» **GIVEN PROBLEM**:
Write out each line word for word. Drop pictures.
─── INFORMATION SHOWN ───
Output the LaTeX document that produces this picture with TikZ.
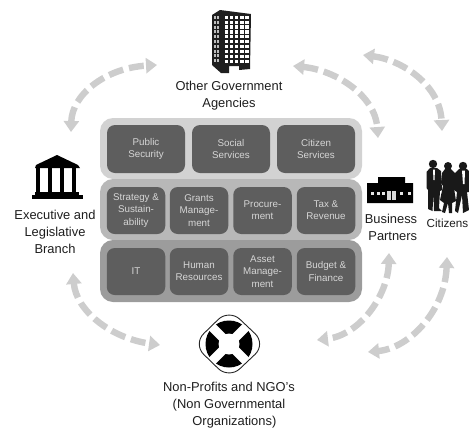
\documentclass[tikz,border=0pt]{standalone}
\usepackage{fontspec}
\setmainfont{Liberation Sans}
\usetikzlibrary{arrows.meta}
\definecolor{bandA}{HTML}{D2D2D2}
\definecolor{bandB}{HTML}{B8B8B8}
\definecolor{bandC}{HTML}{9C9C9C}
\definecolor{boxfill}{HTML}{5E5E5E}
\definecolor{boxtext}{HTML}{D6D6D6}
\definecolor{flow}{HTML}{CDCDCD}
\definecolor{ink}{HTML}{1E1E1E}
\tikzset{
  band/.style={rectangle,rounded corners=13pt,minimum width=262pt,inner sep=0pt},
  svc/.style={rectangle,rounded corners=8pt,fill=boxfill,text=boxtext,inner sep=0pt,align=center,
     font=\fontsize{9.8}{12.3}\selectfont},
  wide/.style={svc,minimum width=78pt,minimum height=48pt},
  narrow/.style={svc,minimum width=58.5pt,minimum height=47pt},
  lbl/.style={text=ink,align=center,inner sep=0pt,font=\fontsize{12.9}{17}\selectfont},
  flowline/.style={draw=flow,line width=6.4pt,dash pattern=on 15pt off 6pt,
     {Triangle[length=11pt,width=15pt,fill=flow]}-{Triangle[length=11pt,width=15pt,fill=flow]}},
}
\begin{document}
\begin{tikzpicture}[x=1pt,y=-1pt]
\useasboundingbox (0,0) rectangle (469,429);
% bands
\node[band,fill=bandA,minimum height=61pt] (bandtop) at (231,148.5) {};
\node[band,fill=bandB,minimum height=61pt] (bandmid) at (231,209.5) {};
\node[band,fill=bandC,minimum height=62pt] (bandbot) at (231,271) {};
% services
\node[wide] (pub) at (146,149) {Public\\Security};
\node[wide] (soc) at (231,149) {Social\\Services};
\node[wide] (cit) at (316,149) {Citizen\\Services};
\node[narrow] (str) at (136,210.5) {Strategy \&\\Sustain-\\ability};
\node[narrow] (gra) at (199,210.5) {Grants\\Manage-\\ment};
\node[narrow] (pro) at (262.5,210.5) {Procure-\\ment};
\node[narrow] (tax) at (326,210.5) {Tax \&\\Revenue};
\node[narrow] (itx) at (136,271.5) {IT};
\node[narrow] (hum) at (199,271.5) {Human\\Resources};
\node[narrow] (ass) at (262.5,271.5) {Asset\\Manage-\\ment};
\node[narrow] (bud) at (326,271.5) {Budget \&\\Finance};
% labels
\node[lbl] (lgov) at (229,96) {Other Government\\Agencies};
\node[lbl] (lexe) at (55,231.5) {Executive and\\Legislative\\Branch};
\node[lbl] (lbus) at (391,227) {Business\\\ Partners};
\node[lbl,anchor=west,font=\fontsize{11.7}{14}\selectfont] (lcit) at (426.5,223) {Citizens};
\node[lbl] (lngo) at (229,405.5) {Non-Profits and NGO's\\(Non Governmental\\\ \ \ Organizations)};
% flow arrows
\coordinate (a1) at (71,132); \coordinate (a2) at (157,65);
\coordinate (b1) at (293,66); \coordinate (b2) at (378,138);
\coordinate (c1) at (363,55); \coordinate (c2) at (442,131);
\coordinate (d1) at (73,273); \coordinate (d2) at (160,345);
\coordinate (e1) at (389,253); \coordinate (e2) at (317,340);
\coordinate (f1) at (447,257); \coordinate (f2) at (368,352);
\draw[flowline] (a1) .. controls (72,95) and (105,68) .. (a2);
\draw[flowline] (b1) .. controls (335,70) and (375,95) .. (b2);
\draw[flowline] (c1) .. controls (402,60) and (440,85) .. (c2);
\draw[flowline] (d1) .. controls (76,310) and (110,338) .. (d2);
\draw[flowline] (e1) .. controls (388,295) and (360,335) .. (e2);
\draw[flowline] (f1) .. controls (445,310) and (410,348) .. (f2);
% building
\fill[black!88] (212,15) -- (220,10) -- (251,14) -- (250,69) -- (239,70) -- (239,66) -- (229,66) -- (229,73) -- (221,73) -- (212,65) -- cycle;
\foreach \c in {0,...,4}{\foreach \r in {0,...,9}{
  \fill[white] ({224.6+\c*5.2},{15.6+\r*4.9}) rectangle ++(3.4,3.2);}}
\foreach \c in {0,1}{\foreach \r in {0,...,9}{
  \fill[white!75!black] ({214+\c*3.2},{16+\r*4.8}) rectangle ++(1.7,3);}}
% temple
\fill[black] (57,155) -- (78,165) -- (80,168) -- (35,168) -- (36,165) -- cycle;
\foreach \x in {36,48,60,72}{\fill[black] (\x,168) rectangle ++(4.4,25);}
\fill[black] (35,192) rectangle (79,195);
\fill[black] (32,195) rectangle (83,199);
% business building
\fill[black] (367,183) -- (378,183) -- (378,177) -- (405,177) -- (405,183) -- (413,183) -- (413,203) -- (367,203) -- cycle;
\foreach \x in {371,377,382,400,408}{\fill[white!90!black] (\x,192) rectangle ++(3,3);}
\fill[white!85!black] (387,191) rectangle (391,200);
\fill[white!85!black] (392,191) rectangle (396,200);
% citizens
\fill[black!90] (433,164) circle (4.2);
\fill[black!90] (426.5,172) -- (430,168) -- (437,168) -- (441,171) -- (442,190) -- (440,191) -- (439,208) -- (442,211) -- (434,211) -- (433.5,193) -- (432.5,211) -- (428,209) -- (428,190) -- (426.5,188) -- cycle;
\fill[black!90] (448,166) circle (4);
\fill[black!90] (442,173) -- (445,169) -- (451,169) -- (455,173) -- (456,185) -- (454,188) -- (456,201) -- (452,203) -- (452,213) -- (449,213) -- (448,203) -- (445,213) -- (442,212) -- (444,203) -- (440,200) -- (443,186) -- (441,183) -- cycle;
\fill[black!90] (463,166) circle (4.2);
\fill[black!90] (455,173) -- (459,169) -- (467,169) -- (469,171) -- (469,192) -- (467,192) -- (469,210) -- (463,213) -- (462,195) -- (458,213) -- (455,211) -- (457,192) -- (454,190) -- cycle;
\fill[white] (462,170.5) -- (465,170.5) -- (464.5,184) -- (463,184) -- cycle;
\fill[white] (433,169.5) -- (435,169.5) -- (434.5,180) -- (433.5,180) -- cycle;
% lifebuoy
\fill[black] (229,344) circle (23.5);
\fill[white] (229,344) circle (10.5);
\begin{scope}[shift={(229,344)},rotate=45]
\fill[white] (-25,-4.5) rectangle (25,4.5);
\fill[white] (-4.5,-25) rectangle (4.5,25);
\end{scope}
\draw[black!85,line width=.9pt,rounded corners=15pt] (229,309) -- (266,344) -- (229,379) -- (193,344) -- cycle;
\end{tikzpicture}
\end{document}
───
» **EXERCISE ANSWER**:
Output the LaTeX document that produces this picture with TikZ.
\documentclass[tikz,border=0pt]{standalone}
\usepackage{fontspec}
\setmainfont{Liberation Sans}
\usetikzlibrary{arrows.meta}
\definecolor{bandA}{HTML}{D2D2D2}
\definecolor{bandB}{HTML}{B8B8B8}
\definecolor{bandC}{HTML}{9C9C9C}
\definecolor{boxfill}{HTML}{5E5E5E}
\definecolor{boxtext}{HTML}{D6D6D6}
\definecolor{flow}{HTML}{CDCDCD}
\definecolor{ink}{HTML}{1E1E1E}
\tikzset{
  band/.style={rectangle,rounded corners=13pt,minimum width=262pt,inner sep=0pt},
  svc/.style={rectangle,rounded corners=8pt,fill=boxfill,text=boxtext,inner sep=0pt,align=center,
     font=\fontsize{9.8}{12.3}\selectfont},
  wide/.style={svc,minimum width=78pt,minimum height=48pt},
  narrow/.style={svc,minimum width=58.5pt,minimum height=47pt},
  lbl/.style={text=ink,align=center,inner sep=0pt,font=\fontsize{12.9}{17}\selectfont},
  flowline/.style={draw=flow,line width=6.4pt,dash pattern=on 15pt off 6pt,
     {Triangle[length=11pt,width=15pt,fill=flow]}-{Triangle[length=11pt,width=15pt,fill=flow]}},
}
\begin{document}
\begin{tikzpicture}[x=1pt,y=-1pt]
\useasboundingbox (0,0) rectangle (469,429);
% bands
\node[band,fill=bandA,minimum height=61pt] (bandtop) at (231,148.5) {};
\node[band,fill=bandB,minimum height=61pt] (bandmid) at (231,209.5) {};
\node[band,fill=bandC,minimum height=62pt] (bandbot) at (231,271) {};
% services
\node[wide] (pub) at (146,149) {Public\\Security};
\node[wide] (soc) at (231,149) {Social\\Services};
\node[wide] (cit) at (316,149) {Citizen\\Services};
\node[narrow] (str) at (136,210.5) {Strategy \&\\Sustain-\\ability};
\node[narrow] (gra) at (199,210.5) {Grants\\Manage-\\ment};
\node[narrow] (pro) at (262.5,210.5) {Procure-\\ment};
\node[narrow] (tax) at (326,210.5) {Tax \&\\Revenue};
\node[narrow] (itx) at (136,271.5) {IT};
\node[narrow] (hum) at (199,271.5) {Human\\Resources};
\node[narrow] (ass) at (262.5,271.5) {Asset\\Manage-\\ment};
\node[narrow] (bud) at (326,271.5) {Budget \&\\Finance};
% labels
\node[lbl] (lgov) at (229,96) {Other Government\\Agencies};
\node[lbl] (lexe) at (55,231.5) {Executive and\\Legislative\\Branch};
\node[lbl] (lbus) at (391,227) {Business\\\ Partners};
\node[lbl,anchor=west,font=\fontsize{11.7}{14}\selectfont] (lcit) at (426.5,223) {Citizens};
\node[lbl] (lngo) at (229,405.5) {Non-Profits and NGO's\\(Non Governmental\\\ \ \ Organizations)};
% flow arrows
\coordinate (a1) at (71,132); \coordinate (a2) at (157,65);
\coordinate (b1) at (293,66); \coordinate (b2) at (378,138);
\coordinate (c1) at (363,55); \coordinate (c2) at (442,131);
\coordinate (d1) at (73,273); \coordinate (d2) at (160,345);
\coordinate (e1) at (389,253); \coordinate (e2) at (317,340);
\coordinate (f1) at (447,257); \coordinate (f2) at (368,352);
\draw[flowline] (a1) .. controls (72,95) and (105,68) .. (a2);
\draw[flowline] (b1) .. controls (335,70) and (375,95) .. (b2);
\draw[flowline] (c1) .. controls (402,60) and (440,85) .. (c2);
\draw[flowline] (d1) .. controls (76,310) and (110,338) .. (d2);
\draw[flowline] (e1) .. controls (388,295) and (360,335) .. (e2);
\draw[flowline] (f1) .. controls (445,310) and (410,348) .. (f2);
% building
\fill[black!88] (212,15) -- (220,10) -- (251,14) -- (250,69) -- (239,70) -- (239,66) -- (229,66) -- (229,73) -- (221,73) -- (212,65) -- cycle;
\foreach \c in {0,...,4}{\foreach \r in {0,...,9}{
  \fill[white] ({224.6+\c*5.2},{15.6+\r*4.9}) rectangle ++(3.4,3.2);}}
\foreach \c in {0,1}{\foreach \r in {0,...,9}{
  \fill[white!75!black] ({214+\c*3.2},{16+\r*4.8}) rectangle ++(1.7,3);}}
% temple
\fill[black] (57,155) -- (78,165) -- (80,168) -- (35,168) -- (36,165) -- cycle;
\foreach \x in {36,48,60,72}{\fill[black] (\x,168) rectangle ++(4.4,25);}
\fill[black] (35,192) rectangle (79,195);
\fill[black] (32,195) rectangle (83,199);
% business building
\fill[black] (367,183) -- (378,183) -- (378,177) -- (405,177) -- (405,183) -- (413,183) -- (413,203) -- (367,203) -- cycle;
\foreach \x in {371,377,382,400,408}{\fill[white!90!black] (\x,192) rectangle ++(3,3);}
\fill[white!85!black] (387,191) rectangle (391,200);
\fill[white!85!black] (392,191) rectangle (396,200);
% citizens
\fill[black!90] (433,164) circle (4.2);
\fill[black!90] (426.5,172) -- (430,168) -- (437,168) -- (441,171) -- (442,190) -- (440,191) -- (439,208) -- (442,211) -- (434,211) -- (433.5,193) -- (432.5,211) -- (428,209) -- (428,190) -- (426.5,188) -- cycle;
\fill[black!90] (448,166) circle (4);
\fill[black!90] (442,173) -- (445,169) -- (451,169) -- (455,173) -- (456,185) -- (454,188) -- (456,201) -- (452,203) -- (452,213) -- (449,213) -- (448,203) -- (445,213) -- (442,212) -- (444,203) -- (440,200) -- (443,186) -- (441,183) -- cycle;
\fill[black!90] (463,166) circle (4.2);
\fill[black!90] (455,173) -- (459,169) -- (467,169) -- (469,171) -- (469,192) -- (467,192) -- (469,210) -- (463,213) -- (462,195) -- (458,213) -- (455,211) -- (457,192) -- (454,190) -- cycle;
\fill[white] (462,170.5) -- (465,170.5) -- (464.5,184) -- (463,184) -- cycle;
\fill[white] (433,169.5) -- (435,169.5) -- (434.5,180) -- (433.5,180) -- cycle;
% lifebuoy
\fill[black] (229,344) circle (23.5);
\fill[white] (229,344) circle (10.5);
\begin{scope}[shift={(229,344)},rotate=45]
\fill[white] (-25,-4.5) rectangle (25,4.5);
\fill[white] (-4.5,-25) rectangle (4.5,25);
\end{scope}
\draw[black!85,line width=.9pt,rounded corners=15pt] (229,309) -- (266,344) -- (229,379) -- (193,344) -- cycle;
\end{tikzpicture}
\end{document}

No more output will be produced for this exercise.